In future, we are planning to incorporate deeper analysis, devising rules that would operate on the deep-syntactic, or tectogrammatical, layer. The Czech and English tectogrammatical trees are more similar to each other, which should enable us to exploit more information from the source sentences. We also hope to be able to perform more complex corrections, such as changing the part of speech of a word when necessary.
Following the success of our modified parser, we would also like to modify the tagger in a similar way, since incorrect analyses produced by the tagger often hinder the correct function of our rules, sometimes leading to a rule worsening the translation instead of improving it.

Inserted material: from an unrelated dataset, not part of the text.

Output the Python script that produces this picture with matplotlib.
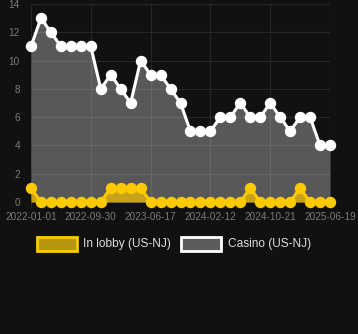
import matplotlib
matplotlib.use("Agg")
import matplotlib.pyplot as plt
from matplotlib.patches import Rectangle

casino = [11, 13, 12, 11, 11, 11, 11, 8, 9, 8, 7, 10, 9, 9, 8, 7, 5, 5, 5, 6, 6, 7, 6, 6, 7, 6, 5, 6, 6, 4, 4]
lobby = [1, 0, 0, 0, 0, 0, 0, 0, 1, 1, 1, 1, 0, 0, 0, 0, 0, 0, 0, 0, 0, 0, 1, 0, 0, 0, 0, 1, 0, 0, 0]
tick_idx = [0, 6, 12, 18, 24, 30]
tick_labels = ["2022-01-01", "2022-09-30", "2023-06-17", "2024-02-12", "2024-10-21", "2025-06-19"]
yticks = [0, 2, 4, 6, 8, 10, 12, 14]

plt.rcParams['font.family'] = ['Liberation Sans', 'DejaVu Sans']
BG = "#111111"
YEL = "#fdca00"
fig = plt.figure(figsize=(3.58, 3.34), dpi=100, facecolor=BG)
W, H = 358, 334
ax = fig.add_axes([31 / W, (H - 202) / H, (330 - 31) / W, (202 - 4) / H])
ax.set_facecolor(BG)
ax.set_axisbelow(True)
x = list(range(len(casino)))

ax.fill_between(x, casino, 0, color="white", alpha=0.3, lw=0, zorder=1)
ax.fill_between(x, lobby, 0, color="#c9a21c", lw=0, zorder=2)
ax.plot(x, casino, color="white", lw=2.2, marker="o", ms=7.2, mec="white", mfc="white", zorder=4, clip_on=False)
ax.plot(x, lobby, color=YEL, lw=2.2, marker="o", ms=7.2, mec=YEL, mfc=YEL, zorder=5, clip_on=False)

ax.set_xlim(0, 30)
ax.set_ylim(0, 14)
ax.set_yticks(yticks)
ax.set_xticks(tick_idx)
ax.set_xticklabels(tick_labels)
ax.tick_params(colors="#7a7a7a", labelsize=7.2, length=4, width=0.8)
ax.tick_params(axis="y", color=BG, pad=4)
ax.tick_params(axis="x", color="#262626", pad=3)
ax.grid(True, color="#262626", lw=0.8)
for s in ax.spines.values():
    s.set_visible(False)

def fy(y):
    return (H - y) / H

def fx(xv):
    return xv / W

fig.add_artist(Rectangle((fx(37), fy(251)), 40 / W, 14 / H, facecolor="#b8950f", edgecolor=YEL, lw=2, transform=fig.transFigure))
fig.text(fx(83), fy(243.5), "In lobby (US-NJ)", color="#dddddd", fontsize=8.6, va="center", ha="left")
fig.add_artist(Rectangle((fx(181), fy(251)), 40 / W, 14 / H, facecolor="#5b5b5b", edgecolor="white", lw=2, transform=fig.transFigure))
fig.text(fx(228), fy(243.5), "Casino (US-NJ)", color="#dddddd", fontsize=8.6, va="center", ha="left")

fig.savefig("out.png", dpi=100, facecolor=BG)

As observed e.g. by Groves and Schmidtke (2009) for English-to-German and English-to-French translations, SMT systems for other language pairs also tend to produce reoccurring grammatical errors. We believe that these could be easily detected and corrected in a rule-based way, using an approach similar to ours.
This research has been supported by the European Union Seventh Framework Programme (FP7) under grant agreement n 247762 (Faust), and by the grants GAUK116310, GA201/09/H057 (Res-Informatica), and LH12093.